───── Task input

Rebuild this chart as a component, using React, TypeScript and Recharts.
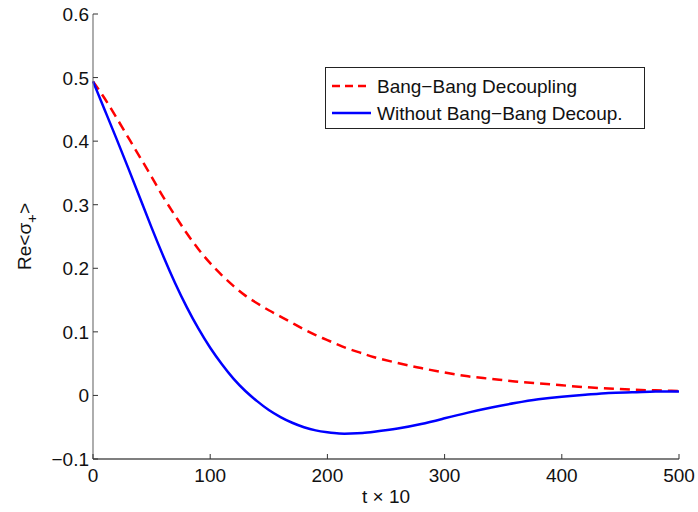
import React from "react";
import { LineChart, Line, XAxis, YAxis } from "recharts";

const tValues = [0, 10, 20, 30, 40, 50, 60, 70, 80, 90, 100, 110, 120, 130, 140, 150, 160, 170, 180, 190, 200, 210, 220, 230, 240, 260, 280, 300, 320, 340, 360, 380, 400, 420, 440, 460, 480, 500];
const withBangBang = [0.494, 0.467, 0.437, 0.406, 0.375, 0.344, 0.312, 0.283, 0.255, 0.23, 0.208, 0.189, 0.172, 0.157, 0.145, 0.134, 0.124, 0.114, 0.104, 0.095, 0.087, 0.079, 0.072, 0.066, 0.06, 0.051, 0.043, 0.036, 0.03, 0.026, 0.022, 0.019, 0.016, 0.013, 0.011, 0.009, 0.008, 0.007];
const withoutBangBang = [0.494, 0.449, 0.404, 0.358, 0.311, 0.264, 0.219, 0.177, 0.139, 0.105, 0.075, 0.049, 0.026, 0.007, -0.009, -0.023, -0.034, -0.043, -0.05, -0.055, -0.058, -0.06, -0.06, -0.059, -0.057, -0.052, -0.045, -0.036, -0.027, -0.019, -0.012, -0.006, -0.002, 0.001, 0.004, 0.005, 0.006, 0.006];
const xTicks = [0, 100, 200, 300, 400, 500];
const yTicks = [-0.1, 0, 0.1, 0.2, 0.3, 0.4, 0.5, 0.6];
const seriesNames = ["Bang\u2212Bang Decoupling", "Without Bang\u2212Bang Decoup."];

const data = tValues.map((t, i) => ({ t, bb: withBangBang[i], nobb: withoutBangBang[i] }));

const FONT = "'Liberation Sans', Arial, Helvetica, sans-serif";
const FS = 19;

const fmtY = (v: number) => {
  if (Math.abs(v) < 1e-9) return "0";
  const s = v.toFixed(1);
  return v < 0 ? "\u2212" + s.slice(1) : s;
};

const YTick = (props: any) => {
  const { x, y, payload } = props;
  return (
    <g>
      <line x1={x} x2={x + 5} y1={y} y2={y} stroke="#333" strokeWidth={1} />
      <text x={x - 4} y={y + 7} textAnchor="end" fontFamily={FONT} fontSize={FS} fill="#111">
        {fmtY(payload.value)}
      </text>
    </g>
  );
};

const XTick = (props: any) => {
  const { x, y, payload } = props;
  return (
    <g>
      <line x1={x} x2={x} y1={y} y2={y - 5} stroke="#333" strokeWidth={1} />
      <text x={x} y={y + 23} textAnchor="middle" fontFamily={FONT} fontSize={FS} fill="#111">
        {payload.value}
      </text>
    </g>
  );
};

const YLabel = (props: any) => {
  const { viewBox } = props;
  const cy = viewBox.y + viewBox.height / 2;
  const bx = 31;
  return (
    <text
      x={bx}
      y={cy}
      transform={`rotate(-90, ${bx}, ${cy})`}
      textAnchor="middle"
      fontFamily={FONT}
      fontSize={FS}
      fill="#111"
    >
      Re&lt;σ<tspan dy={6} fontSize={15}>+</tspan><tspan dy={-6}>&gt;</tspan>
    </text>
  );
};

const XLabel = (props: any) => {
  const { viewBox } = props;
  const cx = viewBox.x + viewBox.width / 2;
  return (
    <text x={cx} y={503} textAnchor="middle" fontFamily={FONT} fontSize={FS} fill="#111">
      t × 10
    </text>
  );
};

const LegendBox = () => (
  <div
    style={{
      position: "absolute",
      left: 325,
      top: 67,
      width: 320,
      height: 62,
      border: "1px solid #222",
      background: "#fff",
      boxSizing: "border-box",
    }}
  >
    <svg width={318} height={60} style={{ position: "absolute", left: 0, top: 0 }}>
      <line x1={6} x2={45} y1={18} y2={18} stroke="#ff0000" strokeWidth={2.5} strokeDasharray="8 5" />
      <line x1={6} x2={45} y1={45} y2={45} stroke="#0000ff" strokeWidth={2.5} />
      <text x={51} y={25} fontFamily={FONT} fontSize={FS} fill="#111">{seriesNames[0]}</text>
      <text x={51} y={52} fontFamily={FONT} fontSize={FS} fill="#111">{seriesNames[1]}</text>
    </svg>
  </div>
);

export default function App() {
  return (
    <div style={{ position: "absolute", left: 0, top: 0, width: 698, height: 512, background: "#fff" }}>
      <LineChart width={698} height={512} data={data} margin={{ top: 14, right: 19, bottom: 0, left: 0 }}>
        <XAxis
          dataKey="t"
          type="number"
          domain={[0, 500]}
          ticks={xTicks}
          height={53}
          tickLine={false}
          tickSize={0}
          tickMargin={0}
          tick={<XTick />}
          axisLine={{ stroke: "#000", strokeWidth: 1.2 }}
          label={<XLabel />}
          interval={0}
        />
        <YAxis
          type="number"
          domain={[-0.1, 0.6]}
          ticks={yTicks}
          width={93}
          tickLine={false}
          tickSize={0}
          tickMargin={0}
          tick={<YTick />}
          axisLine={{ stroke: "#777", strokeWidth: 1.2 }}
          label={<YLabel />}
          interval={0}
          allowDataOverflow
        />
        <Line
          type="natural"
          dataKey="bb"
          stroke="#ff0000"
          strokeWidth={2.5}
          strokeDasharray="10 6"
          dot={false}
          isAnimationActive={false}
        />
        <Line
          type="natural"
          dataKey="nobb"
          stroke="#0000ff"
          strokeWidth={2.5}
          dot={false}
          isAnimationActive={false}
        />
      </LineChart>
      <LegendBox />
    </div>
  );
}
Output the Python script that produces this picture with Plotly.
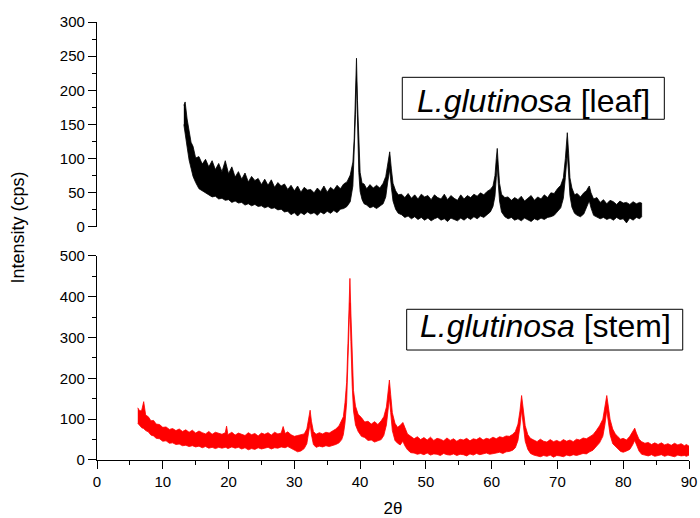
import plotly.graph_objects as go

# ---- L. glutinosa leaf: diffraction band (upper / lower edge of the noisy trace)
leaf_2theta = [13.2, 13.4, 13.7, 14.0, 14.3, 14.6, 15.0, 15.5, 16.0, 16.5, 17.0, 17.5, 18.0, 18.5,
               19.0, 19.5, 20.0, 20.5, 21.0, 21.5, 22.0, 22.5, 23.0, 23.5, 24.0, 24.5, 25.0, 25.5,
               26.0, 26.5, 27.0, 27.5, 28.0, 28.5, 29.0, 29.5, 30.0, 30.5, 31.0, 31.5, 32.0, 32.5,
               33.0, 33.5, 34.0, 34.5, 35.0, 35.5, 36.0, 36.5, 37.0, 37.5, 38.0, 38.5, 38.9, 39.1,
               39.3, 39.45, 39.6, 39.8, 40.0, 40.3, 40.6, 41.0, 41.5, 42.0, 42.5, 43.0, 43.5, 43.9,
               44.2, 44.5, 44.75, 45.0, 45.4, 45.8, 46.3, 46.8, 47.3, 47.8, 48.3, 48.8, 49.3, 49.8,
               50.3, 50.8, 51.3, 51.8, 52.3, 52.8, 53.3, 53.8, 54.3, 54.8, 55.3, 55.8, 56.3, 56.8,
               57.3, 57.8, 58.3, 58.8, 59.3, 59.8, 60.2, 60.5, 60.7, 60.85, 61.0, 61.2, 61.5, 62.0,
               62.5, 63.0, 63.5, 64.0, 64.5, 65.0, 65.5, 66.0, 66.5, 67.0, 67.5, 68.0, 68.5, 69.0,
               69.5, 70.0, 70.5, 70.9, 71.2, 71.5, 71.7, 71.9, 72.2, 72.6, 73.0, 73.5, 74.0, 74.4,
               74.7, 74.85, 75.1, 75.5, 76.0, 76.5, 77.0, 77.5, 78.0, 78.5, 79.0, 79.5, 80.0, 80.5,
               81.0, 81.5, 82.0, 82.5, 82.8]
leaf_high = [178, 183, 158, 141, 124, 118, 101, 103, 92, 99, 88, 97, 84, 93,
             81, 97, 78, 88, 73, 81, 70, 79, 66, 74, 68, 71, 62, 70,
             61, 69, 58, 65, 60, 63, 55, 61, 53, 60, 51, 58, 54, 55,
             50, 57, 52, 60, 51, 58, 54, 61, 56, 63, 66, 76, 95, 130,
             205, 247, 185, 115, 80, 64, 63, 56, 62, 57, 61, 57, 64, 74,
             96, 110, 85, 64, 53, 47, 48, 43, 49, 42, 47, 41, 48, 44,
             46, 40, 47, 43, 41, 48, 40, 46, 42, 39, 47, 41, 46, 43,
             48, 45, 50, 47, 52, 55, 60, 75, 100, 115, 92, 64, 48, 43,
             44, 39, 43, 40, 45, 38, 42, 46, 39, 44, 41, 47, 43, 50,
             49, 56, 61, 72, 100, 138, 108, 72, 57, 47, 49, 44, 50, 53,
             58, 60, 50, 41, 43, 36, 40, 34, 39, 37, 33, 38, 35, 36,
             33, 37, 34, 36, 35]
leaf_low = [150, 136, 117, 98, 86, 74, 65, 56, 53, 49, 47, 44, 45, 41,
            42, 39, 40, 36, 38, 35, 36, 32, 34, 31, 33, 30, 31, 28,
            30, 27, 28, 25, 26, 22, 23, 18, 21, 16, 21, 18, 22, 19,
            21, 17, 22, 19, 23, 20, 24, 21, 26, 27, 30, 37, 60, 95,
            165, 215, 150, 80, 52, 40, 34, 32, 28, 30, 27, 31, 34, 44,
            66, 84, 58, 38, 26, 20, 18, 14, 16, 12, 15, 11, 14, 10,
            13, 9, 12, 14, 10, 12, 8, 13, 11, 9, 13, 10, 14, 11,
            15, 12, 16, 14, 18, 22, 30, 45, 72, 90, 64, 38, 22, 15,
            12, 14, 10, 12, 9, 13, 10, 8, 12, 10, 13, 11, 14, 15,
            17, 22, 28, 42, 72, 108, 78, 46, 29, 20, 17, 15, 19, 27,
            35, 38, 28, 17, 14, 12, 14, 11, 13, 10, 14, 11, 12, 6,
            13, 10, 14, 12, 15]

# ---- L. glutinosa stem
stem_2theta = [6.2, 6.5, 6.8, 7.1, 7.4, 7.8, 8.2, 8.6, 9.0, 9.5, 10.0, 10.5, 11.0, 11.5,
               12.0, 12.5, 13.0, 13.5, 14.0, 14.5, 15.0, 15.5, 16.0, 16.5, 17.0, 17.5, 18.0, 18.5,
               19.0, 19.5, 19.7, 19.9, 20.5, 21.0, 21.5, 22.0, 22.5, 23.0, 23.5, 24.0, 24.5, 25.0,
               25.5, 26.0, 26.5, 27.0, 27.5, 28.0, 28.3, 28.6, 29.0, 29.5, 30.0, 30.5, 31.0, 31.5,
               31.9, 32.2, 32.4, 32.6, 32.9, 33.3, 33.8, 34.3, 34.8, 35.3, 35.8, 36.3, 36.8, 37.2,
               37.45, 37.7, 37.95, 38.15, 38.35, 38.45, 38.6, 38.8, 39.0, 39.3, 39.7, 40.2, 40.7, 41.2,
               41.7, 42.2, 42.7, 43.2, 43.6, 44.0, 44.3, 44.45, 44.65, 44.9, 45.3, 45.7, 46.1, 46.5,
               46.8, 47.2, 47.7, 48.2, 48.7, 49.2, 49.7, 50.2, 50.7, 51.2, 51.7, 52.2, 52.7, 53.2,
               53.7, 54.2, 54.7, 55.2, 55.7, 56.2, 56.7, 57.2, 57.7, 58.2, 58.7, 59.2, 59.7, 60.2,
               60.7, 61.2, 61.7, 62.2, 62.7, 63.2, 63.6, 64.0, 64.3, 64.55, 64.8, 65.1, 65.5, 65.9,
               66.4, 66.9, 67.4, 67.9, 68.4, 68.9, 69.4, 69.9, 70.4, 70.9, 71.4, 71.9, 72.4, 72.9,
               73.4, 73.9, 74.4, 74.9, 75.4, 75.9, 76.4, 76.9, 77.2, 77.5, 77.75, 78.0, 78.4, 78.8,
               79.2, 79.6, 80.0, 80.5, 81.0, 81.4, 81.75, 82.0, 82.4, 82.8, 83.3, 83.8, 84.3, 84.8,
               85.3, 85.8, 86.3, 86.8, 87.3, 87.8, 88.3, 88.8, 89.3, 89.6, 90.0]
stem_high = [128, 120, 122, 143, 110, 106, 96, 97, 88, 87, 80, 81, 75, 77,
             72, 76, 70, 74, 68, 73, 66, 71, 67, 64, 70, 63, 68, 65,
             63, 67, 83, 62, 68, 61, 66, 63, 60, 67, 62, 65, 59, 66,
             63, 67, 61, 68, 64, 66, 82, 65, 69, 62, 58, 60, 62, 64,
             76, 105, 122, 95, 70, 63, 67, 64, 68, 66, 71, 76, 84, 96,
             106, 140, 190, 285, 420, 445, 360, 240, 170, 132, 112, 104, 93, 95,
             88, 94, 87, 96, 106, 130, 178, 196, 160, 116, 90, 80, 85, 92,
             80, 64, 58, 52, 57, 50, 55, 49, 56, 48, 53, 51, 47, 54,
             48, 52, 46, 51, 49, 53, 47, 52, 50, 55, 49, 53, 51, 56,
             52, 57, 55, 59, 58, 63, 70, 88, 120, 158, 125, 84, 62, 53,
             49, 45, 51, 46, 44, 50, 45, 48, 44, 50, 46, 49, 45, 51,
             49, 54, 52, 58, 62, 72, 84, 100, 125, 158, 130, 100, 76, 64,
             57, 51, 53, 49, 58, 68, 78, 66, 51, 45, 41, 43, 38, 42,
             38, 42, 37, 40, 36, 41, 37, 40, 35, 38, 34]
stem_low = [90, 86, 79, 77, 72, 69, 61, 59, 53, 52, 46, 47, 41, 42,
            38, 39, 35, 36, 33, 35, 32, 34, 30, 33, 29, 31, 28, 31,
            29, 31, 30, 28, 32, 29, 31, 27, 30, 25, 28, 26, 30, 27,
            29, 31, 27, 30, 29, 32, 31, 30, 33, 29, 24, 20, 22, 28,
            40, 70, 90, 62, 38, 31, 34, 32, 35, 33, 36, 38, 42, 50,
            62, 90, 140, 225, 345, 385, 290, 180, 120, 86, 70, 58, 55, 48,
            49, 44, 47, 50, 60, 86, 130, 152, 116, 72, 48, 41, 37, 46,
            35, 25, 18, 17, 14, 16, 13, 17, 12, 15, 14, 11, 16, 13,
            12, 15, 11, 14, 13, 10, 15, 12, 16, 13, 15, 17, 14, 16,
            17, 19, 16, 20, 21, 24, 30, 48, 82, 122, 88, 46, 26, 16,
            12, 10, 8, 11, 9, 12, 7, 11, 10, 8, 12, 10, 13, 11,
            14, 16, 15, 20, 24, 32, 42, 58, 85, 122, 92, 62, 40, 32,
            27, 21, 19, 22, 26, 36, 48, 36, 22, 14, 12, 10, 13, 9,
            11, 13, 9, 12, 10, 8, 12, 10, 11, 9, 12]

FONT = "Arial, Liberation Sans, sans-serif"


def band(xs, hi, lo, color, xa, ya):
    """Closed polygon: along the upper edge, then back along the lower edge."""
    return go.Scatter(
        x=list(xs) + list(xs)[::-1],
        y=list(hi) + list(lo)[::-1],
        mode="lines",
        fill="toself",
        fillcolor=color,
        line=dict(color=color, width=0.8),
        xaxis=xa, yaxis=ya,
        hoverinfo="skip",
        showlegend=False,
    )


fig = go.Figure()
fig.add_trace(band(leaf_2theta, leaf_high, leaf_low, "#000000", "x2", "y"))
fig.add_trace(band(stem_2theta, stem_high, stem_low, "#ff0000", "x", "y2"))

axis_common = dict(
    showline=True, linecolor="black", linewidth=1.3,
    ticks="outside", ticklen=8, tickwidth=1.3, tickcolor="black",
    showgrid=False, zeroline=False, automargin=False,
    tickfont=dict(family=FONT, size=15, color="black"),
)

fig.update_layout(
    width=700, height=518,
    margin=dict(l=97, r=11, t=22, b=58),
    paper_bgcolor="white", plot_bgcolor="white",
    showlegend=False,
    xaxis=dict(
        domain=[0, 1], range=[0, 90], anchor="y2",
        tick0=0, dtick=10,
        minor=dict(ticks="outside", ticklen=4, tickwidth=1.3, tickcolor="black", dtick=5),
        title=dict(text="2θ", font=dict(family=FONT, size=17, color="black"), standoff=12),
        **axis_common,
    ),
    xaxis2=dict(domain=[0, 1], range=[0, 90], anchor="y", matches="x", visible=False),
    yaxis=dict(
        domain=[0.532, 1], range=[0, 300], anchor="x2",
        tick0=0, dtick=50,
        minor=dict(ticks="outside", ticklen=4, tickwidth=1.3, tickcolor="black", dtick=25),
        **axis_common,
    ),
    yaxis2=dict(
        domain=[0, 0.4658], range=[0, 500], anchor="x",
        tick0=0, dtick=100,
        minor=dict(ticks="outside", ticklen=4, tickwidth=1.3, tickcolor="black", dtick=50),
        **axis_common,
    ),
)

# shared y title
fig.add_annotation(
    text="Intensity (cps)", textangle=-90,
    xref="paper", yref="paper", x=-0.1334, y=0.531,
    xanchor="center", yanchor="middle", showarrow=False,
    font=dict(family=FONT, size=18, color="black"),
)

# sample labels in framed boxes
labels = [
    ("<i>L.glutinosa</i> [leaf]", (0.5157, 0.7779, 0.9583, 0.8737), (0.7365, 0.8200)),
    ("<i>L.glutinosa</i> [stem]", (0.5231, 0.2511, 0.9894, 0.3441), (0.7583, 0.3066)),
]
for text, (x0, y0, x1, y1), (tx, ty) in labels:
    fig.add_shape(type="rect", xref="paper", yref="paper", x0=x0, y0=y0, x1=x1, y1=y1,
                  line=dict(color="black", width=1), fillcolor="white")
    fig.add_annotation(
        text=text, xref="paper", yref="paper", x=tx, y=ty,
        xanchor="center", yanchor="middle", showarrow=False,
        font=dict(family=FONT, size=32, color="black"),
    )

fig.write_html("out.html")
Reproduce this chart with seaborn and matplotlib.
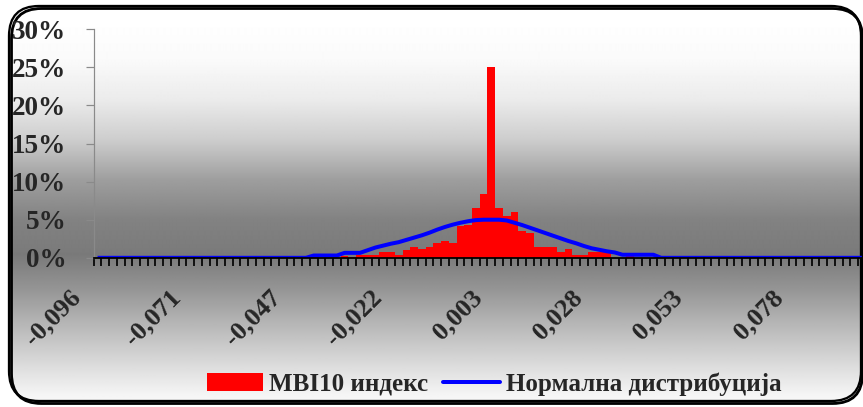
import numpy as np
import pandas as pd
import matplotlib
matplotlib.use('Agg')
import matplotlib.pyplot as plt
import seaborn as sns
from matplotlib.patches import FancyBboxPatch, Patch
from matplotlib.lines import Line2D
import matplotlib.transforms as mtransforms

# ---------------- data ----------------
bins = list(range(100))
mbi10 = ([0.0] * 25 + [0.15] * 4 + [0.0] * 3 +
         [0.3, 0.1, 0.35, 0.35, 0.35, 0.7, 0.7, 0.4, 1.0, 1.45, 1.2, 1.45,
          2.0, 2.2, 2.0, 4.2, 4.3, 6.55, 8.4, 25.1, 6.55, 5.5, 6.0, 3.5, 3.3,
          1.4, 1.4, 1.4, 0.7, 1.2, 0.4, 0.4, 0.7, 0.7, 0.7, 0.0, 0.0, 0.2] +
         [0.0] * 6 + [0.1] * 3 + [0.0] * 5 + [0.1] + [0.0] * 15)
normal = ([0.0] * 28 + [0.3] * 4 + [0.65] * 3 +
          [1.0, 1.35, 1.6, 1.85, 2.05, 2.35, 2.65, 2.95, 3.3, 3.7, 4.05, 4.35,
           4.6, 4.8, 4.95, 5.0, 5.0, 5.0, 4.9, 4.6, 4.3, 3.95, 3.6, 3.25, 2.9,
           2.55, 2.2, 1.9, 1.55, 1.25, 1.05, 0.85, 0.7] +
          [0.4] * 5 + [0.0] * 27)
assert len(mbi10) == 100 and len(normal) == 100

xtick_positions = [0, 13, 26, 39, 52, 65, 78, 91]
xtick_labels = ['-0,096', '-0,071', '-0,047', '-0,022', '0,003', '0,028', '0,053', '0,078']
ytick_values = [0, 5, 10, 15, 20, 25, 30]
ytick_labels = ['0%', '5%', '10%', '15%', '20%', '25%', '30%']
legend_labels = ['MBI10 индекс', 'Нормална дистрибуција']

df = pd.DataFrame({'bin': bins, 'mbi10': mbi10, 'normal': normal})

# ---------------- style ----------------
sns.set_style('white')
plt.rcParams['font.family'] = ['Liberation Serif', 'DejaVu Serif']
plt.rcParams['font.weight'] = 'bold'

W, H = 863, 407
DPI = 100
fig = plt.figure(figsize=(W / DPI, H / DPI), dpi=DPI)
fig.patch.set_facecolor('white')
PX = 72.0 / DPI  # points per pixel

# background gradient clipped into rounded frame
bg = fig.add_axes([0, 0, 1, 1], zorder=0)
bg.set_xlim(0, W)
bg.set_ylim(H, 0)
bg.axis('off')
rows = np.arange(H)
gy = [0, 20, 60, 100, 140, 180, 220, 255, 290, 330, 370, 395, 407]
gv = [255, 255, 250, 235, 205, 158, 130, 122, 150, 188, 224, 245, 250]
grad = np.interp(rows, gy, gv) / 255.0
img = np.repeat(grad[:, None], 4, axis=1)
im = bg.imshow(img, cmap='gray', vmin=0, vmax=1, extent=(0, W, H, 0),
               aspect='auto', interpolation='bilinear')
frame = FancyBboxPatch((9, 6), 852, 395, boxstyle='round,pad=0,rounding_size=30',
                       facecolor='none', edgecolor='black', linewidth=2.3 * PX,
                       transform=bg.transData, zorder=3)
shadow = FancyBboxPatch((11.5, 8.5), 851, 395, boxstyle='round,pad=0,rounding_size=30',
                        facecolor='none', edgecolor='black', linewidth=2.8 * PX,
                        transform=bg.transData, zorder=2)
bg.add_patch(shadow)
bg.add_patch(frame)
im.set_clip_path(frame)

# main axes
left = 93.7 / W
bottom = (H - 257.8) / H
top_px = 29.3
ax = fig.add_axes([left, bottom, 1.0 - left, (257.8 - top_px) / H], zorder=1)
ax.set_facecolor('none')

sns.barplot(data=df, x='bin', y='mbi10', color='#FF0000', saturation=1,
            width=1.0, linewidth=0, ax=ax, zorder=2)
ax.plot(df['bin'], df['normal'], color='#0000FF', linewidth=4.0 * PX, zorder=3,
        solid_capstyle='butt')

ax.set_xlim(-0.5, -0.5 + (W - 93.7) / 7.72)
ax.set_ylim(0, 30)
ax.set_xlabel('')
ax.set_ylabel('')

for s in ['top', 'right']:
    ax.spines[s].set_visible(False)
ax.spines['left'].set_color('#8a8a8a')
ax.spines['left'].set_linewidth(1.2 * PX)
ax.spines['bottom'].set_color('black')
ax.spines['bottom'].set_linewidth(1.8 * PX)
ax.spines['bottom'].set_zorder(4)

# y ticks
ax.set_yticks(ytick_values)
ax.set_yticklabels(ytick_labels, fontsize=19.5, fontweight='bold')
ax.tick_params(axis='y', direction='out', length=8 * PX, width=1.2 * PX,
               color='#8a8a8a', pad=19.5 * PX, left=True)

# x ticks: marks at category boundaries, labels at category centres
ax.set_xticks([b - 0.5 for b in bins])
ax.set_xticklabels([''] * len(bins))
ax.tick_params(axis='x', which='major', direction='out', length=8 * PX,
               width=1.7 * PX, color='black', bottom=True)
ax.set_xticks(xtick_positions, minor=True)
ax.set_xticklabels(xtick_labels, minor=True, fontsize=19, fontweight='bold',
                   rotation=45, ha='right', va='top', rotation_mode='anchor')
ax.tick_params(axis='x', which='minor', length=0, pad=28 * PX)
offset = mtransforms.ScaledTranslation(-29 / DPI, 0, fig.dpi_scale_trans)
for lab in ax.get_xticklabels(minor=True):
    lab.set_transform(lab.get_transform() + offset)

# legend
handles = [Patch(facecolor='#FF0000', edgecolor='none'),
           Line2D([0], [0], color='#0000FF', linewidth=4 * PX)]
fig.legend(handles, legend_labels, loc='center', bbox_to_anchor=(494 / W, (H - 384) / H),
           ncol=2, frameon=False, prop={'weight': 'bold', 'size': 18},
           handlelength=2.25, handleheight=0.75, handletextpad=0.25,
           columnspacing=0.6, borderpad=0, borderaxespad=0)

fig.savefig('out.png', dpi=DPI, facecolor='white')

──────────

Goal:
The material above holds pictures; leave them out. Repeat exactly the lines from the one containing "Reproduce this chart" through the one containing "import matplotlib.transforms as mtransforms", and nothing else.

Answer in full:
Reproduce this chart with seaborn and matplotlib.
import numpy as np
import pandas as pd
import matplotlib
matplotlib.use('Agg')
import matplotlib.pyplot as plt
import seaborn as sns
from matplotlib.patches import FancyBboxPatch, Patch
from matplotlib.lines import Line2D
import matplotlib.transforms as mtransforms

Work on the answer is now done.